Goal
Extract the lines of the material below, beginning with the first and ending with the line that holds "(usrM\i) at (421,114+16*\i)". Skip every picture.

Collected data
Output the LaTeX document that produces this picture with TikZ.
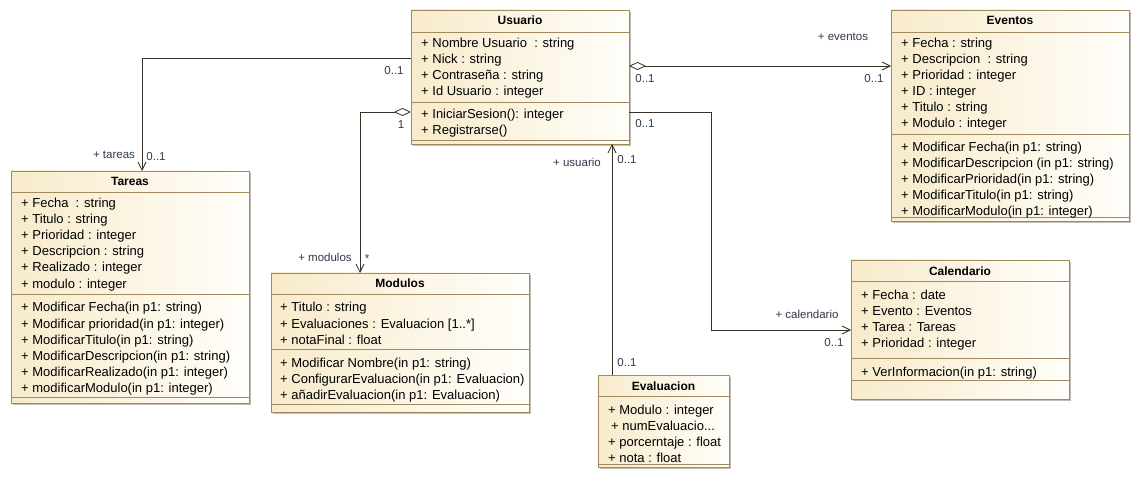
\documentclass[tikz,border=0pt]{standalone}
\usepackage{fontspec}
\setmainfont{Liberation Sans}
\usetikzlibrary{arrows.meta,shadows}

\definecolor{boxline}{HTML}{A08A5E}
\definecolor{boxleft}{HTML}{F8EBCB}
\definecolor{boxright}{HTML}{FFFEFA}
\definecolor{boxshadow}{HTML}{C4BFB2}
\definecolor{wire}{HTML}{3A3026}
\definecolor{multtext}{HTML}{33384A}
\newcommand\cutdots{...}

\begin{document}
\begin{tikzpicture}%
  [x=1pt,y=-1pt,
   umlbox/.style=
    {draw=boxline,line width=0.8pt,left color=boxleft,right color=boxright,
     anchor=north west,inner sep=0,outer sep=0,
     drop shadow={shadow xshift=2pt,shadow yshift=-2pt,fill=boxshadow,opacity=1}},
   title/.style={font=\bfseries\fontsize{12}{15}\selectfont,inner sep=0},
   row/.style=
    {anchor=west,inner sep=0,text height=11pt,text depth=1pt,
     font=\fontsize{13}{16}\selectfont},
   sep/.style={draw=boxline,line width=0.8pt},
   mult/.style={inner sep=0,text=multtext,font=\fontsize{11.5}{14}\selectfont},
   assoc/.style={draw=wire,line width=0.8pt,-{Straight Barb[length=8pt,width=8pt]}},
   aggr/.style={draw=wire,line width=0.8pt,
     {Diamond[open,length=17pt,width=8pt]}-{Straight Barb[length=8pt,width=8pt]}}
  ]
  \fill[white] (0,0) rectangle (1141,481);
  \useasboundingbox (0,0) rectangle (1141,481);

  % Usuario
  \node[umlbox,minimum width=218pt,minimum height=134pt] (usr) at (411,10) {};
  \node[title] (usrT) at (usr.north |- 0,20) {Usuario};
  \draw[sep] (usr.west |- 0,32) -- (usr.east |- 0,32);
  \draw[sep] (usr.west |- 0,102) -- (usr.east |- 0,102);
  \draw[sep] (usr.west |- 0,140) -- (usr.east |- 0,140);
  \foreach \txt [count=\i from 0] in
    {{+ Nombre Usuario\ \ : string},{+ Nick : string},
     {+ Contraseña : string},{+ Id Usuario : integer}}
    \node[row] (usrA\i) at (421,43+16*\i) {\txt};
  \foreach \txt [count=\i from 0] in
    {{+ IniciarSesion(): integer},{+ Registrarse()}}
    \node[row] (usrM\i) at (421,114+16*\i) {\txt};

  % Eventos
  \node[umlbox,minimum width=238pt,minimum height=211pt] (evt) at (891,10) {};
  \node[title] (evtT) at (evt.north |- 0,20) {Eventos};
  \draw[sep] (evt.west |- 0,32) -- (evt.east |- 0,32);
  \draw[sep] (evt.west |- 0,134) -- (evt.east |- 0,134);
  \draw[sep] (evt.west |- 0,217) -- (evt.east |- 0,217);
  \foreach \txt [count=\i from 0] in
    {{+ Fecha : string},{+ Descripcion\ \ : string},{+ Prioridad : integer},
     {+ ID : integer},{+ Titulo : string},{+ Modulo : integer}}
    \node[row] (evtA\i) at (901,43+16*\i) {\txt};
  \foreach \txt [count=\i from 0] in
    {{+ Modificar Fecha(in p1: string)},{+ ModificarDescripcion (in p1: string)},
     {+ ModificarPrioridad(in p1: string)},{+ ModificarTitulo(in p1: string)},
     {+ ModificarModulo(in p1: integer)}}
    \node[row] (evtM\i) at (901,147+16*\i) {\txt};

  % Tareas
  \node[umlbox,minimum width=238pt,minimum height=232pt] (tar) at (11,171) {};
  \node[title] (tarT) at (tar.north |- 0,181) {Tareas};
  \draw[sep] (tar.west |- 0,192) -- (tar.east |- 0,192);
  \draw[sep] (tar.west |- 0,294) -- (tar.east |- 0,294);
  \draw[sep] (tar.west |- 0,397) -- (tar.east |- 0,397);
  \foreach \txt [count=\i from 0] in
    {{+ Fecha\ \ : string},{+ Titulo : string},{+ Prioridad : integer},
     {+ Descripcion : string},{+ Realizado : integer},{+ modulo : integer}}
    \node[row] (tarA\i) at (21,203+16*\i) {\txt};
  \foreach \txt [count=\i from 0] in
    {{+ Modificar Fecha(in p1: string)},{+ Modificar prioridad(in p1: integer)},
     {+ ModificarTitulo(in p1: string)},{+ ModificarDescripcion(in p1: string)},
     {+ ModificarRealizado(in p1: integer)},{+ modificarModulo(in p1: integer)}}
    \node[row] (tarM\i) at (21,307+16*\i) {\txt};

  % Modulos
  \node[umlbox,minimum width=258pt,minimum height=139pt] (mod) at (271,273) {};
  \node[title] (modT) at (mod.north |- 0,283) {Modulos};
  \draw[sep] (mod.west |- 0,294) -- (mod.east |- 0,294);
  \draw[sep] (mod.west |- 0,349) -- (mod.east |- 0,349);
  \draw[sep] (mod.west |- 0,404) -- (mod.east |- 0,404);
  \foreach \txt [count=\i from 0] in
    {{+ Titulo : string},{+ Evaluaciones : Evaluacion [1..*]},
     {+ notaFinal : float}}
    \node[row] (modA\i) at (280,307+16*\i) {\txt};
  \foreach \txt [count=\i from 0] in
    {{+ Modificar Nombre(in p1: string)},
     {+ ConfigurarEvaluacion(in p1: Evaluacion)},
     {+ añadirEvaluacion(in p1: Evaluacion)}}
    \node[row] (modM\i) at (280,362+16*\i) {\txt};

  % Evaluacion
  \node[umlbox,minimum width=131pt,minimum height=92pt] (eva) at (598,375) {};
  \node[title] (evaT) at (eva.north |- 0,386) {Evaluacion};
  \draw[sep] (eva.west |- 0,396) -- (eva.east |- 0,396);
  \draw[sep] (eva.west |- 0,464) -- (eva.east |- 0,464);
  \foreach \txt [count=\i from 0] in
    {{+ Modulo : integer},{\hspace{3pt}+ numEvaluacio\cutdots},
     {+ porcerntaje : float},{+ nota : float}}
    \node[row] (evaA\i) at (608,409+16*\i) {\txt};

  % Calendario
  \node[umlbox,minimum width=218pt,minimum height=139pt] (cal) at (851,260) {};
  \node[title] (calT) at (cal.north |- 0,271) {Calendario};
  \draw[sep] (cal.west |- 0,281) -- (cal.east |- 0,281);
  \draw[sep] (cal.west |- 0,358) -- (cal.east |- 0,358);
  \draw[sep] (cal.west |- 0,380) -- (cal.east |- 0,380);
  \foreach \txt [count=\i from 0] in
    {{+ Fecha : date},{+ Evento : Eventos},{+ Tarea : Tareas},
     {+ Prioridad : integer}}
    \node[row] (calA\i) at (861,294+16*\i) {\txt};
  \node[row] (calM0) at (861,371) {+ VerInformacion(in p1: string)};

  % associations
  \draw[assoc] (usr.west |- 0,58) -| (tar.north -| 142,0);
  \node[mult] (m1) at (394,71) {0..1};
  \node[mult] (m2) at (114,155) {+ tareas};
  \node[mult] (m3) at (156,157) {0..1};

  \draw[aggr] (usr.west |- 0,112) -| (mod.north -| 360,0);
  \node[mult] (m4) at (401,125) {1};
  \node[mult] (m5) at (325,257) {+ modulos};
  \node[mult] (m6) at (367,259) {*};

  \draw[aggr] (usr.east |- 0,66) -- (evt.west |- 0,66);
  \node[mult] (m7) at (645,79) {0..1};
  \node[mult] (m8) at (843,37) {+ eventos};
  \node[mult] (m9) at (874,79) {0..1};

  \coordinate (calbend) at (711,330);
  \draw[assoc] (usr.east |- 0,112) -| (calbend) -- (cal.west |- calbend);
  \node[mult] (m10) at (645,124) {0..1};
  \node[mult] (m11) at (807,314) {+ calendario};
  \node[mult] (m12) at (834,343) {0..1};

  \draw[assoc] (eva.north -| 612,0) -- (usr.south -| 612,0);
  \node[mult] (m13) at (577,162) {+ usuario};
  \node[mult] (m14) at (627,160) {0..1};
  \node[mult] (m15) at (627,363) {0..1};
\end{tikzpicture}
\end{document}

The completed task
Output the LaTeX document that produces this picture with TikZ.
\documentclass[tikz,border=0pt]{standalone}
\usepackage{fontspec}
\setmainfont{Liberation Sans}
\usetikzlibrary{arrows.meta,shadows}

\definecolor{boxline}{HTML}{A08A5E}
\definecolor{boxleft}{HTML}{F8EBCB}
\definecolor{boxright}{HTML}{FFFEFA}
\definecolor{boxshadow}{HTML}{C4BFB2}
\definecolor{wire}{HTML}{3A3026}
\definecolor{multtext}{HTML}{33384A}
\newcommand\cutdots{...}

\begin{document}
\begin{tikzpicture}%
  [x=1pt,y=-1pt,
   umlbox/.style=
    {draw=boxline,line width=0.8pt,left color=boxleft,right color=boxright,
     anchor=north west,inner sep=0,outer sep=0,
     drop shadow={shadow xshift=2pt,shadow yshift=-2pt,fill=boxshadow,opacity=1}},
   title/.style={font=\bfseries\fontsize{12}{15}\selectfont,inner sep=0},
   row/.style=
    {anchor=west,inner sep=0,text height=11pt,text depth=1pt,
     font=\fontsize{13}{16}\selectfont},
   sep/.style={draw=boxline,line width=0.8pt},
   mult/.style={inner sep=0,text=multtext,font=\fontsize{11.5}{14}\selectfont},
   assoc/.style={draw=wire,line width=0.8pt,-{Straight Barb[length=8pt,width=8pt]}},
   aggr/.style={draw=wire,line width=0.8pt,
     {Diamond[open,length=17pt,width=8pt]}-{Straight Barb[length=8pt,width=8pt]}}
  ]
  \fill[white] (0,0) rectangle (1141,481);
  \useasboundingbox (0,0) rectangle (1141,481);

  % Usuario
  \node[umlbox,minimum width=218pt,minimum height=134pt] (usr) at (411,10) {};
  \node[title] (usrT) at (usr.north |- 0,20) {Usuario};
  \draw[sep] (usr.west |- 0,32) -- (usr.east |- 0,32);
  \draw[sep] (usr.west |- 0,102) -- (usr.east |- 0,102);
  \draw[sep] (usr.west |- 0,140) -- (usr.east |- 0,140);
  \foreach \txt [count=\i from 0] in
    {{+ Nombre Usuario\ \ : string},{+ Nick : string},
     {+ Contraseña : string},{+ Id Usuario : integer}}
    \node[row] (usrA\i) at (421,43+16*\i) {\txt};
  \foreach \txt [count=\i from 0] in
    {{+ IniciarSesion(): integer},{+ Registrarse()}}
    \node[row] (usrM\i) at (421,114+16*\i) {\txt};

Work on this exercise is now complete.